Considering these it wasn't as if "everyone" didn't already know that not everyone in Hollywood lived like "a movie star." The image of the aspiring actor or writer working tables or driving a cab as they wait for their "big break," and maybe skipping meals as they do so, is well-known. But the images can also be obfuscating. Because people look at it and think, well, those are people trying to make it, the "wannabes" who are probably mostly "neverwillbes" frankly because they don't have talent--claims to which, like "superior intelligence," people of conventional mind refuse to believe in in the absence of "a signal success," as they are (complacently, callously, self-servingly) sure that those who "deserve" to make it will make it, after which everything is gravy--as those who have tried to tell them it just ain't so make little impression. (I certainly doubt that Chris Pine's many references to the "blue-collar acting family" for whom Hollywood is "like a steel town" did much there--the clumsiness of his diction and imagery, perhaps not entirely his fault in a country where discussion of labor and class are so taboo, not helping.) But amid the strike we saw a good deal about just how badly off many of those we would think of as having "made it" actually were after "making it," with Kimiko Glenn showing just how little one gets from having been in forty-four episodes of one of Netflix's biggest all-time hit shows, or, as Daniel Bessner showed in his piece in Harper's, even creating a hit show. And those supposed to be Living the Dream just working stiffs like the rest of us, millions of people knowing their faces but unable to make rent as the old equation between celebrity and escape from the wretchednesses of being a nobody that is inseparable from the desire to be a celebrity loses all meaning.

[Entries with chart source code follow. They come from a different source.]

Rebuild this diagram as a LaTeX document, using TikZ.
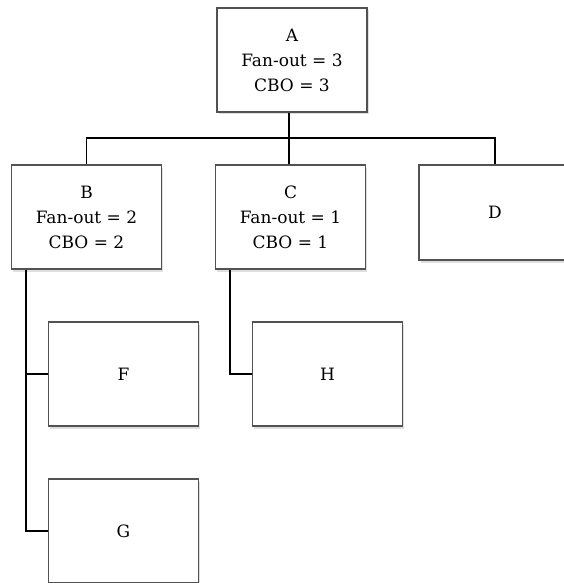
\documentclass[tikz,border=0pt]{standalone}
\usepackage{fontspec}
\setmainfont{DejaVu Serif}
\usetikzlibrary{shadows}
\tikzset{
  box/.style={draw=black!68, line width=1.7pt, fill=white, minimum width=150pt, minimum height=104pt,
    inner sep=0pt, align=center, font=\fontsize{17}{25}\selectfont,
    drop shadow={opacity=0.25, shadow xshift=1.5pt, shadow yshift=-2.5pt}},
  link/.style={draw=black, line width=1.8pt}
}
\begin{document}
\begin{tikzpicture}[x=1pt,y=-1pt]
\useasboundingbox (0,0) rectangle (564,583);
\begin{scope}
\clip (0,0) rectangle (564,583);
\node[box] (A) at (292,60) {A\\Fan-out = 3\\CBO = 3};
\node[box] (B) at (86.5,217) {B\\Fan-out = 2\\CBO = 2};
\node[box] (C) at (290.5,217) {C\\Fan-out = 1\\CBO = 1};
\node[box, minimum height=95pt, minimum width=152pt] (D) at (495,212.5) {D};
\node[box] (F) at (123.5,374) {F};
\node[box] (G) at (123.5,531) {G};
\node[box] (H) at (327.5,374) {H};
\coordinate (bus) at (289,138);
\draw[link] (bus |- A.south) -- (bus);
\draw[link] (B.north) |- (bus);
\draw[link] (D.north) |- (bus);
\draw[link] (bus |- C.north) -- (bus);
\coordinate (bstem) at (26,0);
\draw[link] (bstem |- B.south) |- (F.west);
\draw[link] (bstem |- B.south) |- (G.west);
\coordinate (cstem) at (230,0);
\draw[link] (cstem |- C.south) |- (H.west);
\end{scope}
\end{tikzpicture}
\end{document}
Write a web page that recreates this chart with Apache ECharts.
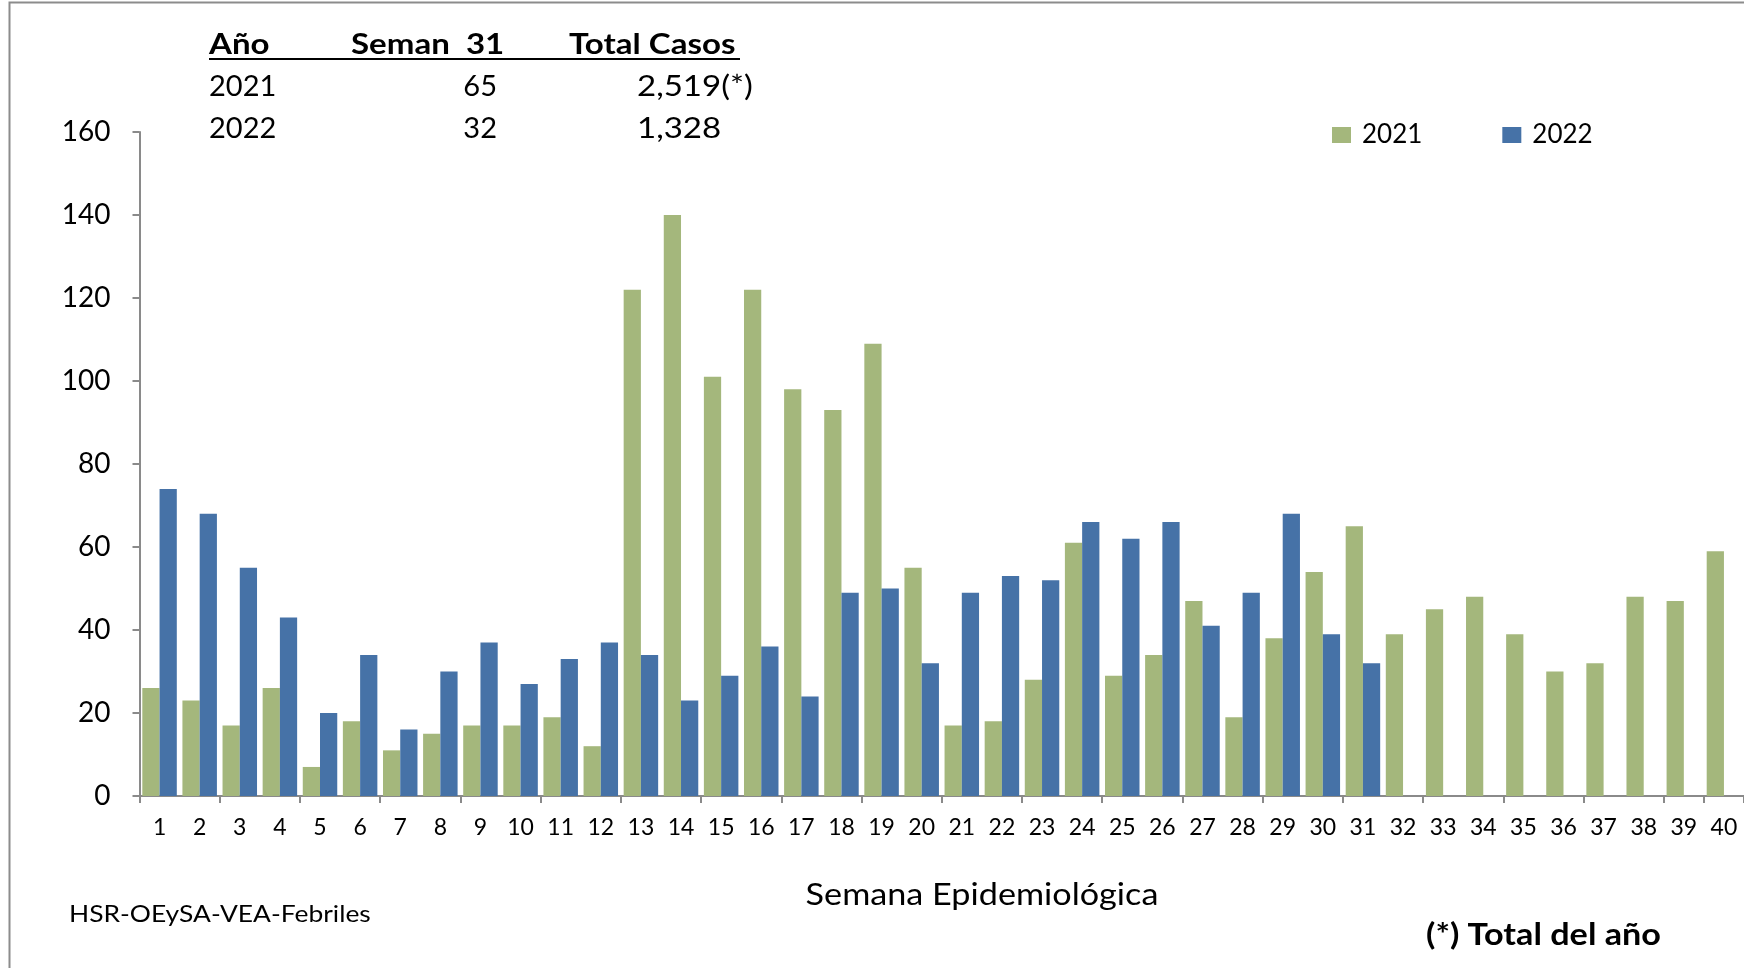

Of course, the public being what it is, and the discourse of the epoch being what it is, a single expression of the truth coming atop a thousand fresh repetitions of the lie that the conventional wisdom usually is, which is promptly buried by a thousand fresher repetitions of the lie, tends not to make a great impression on many minds. But perhaps the attention to the bigger picture, for all its limitations, made an impression on the very impressionable people that artists, in Hollywood just like everywhere else, happen to be. Only time will tell about that.

If generative AI doesn't put them all out of work first.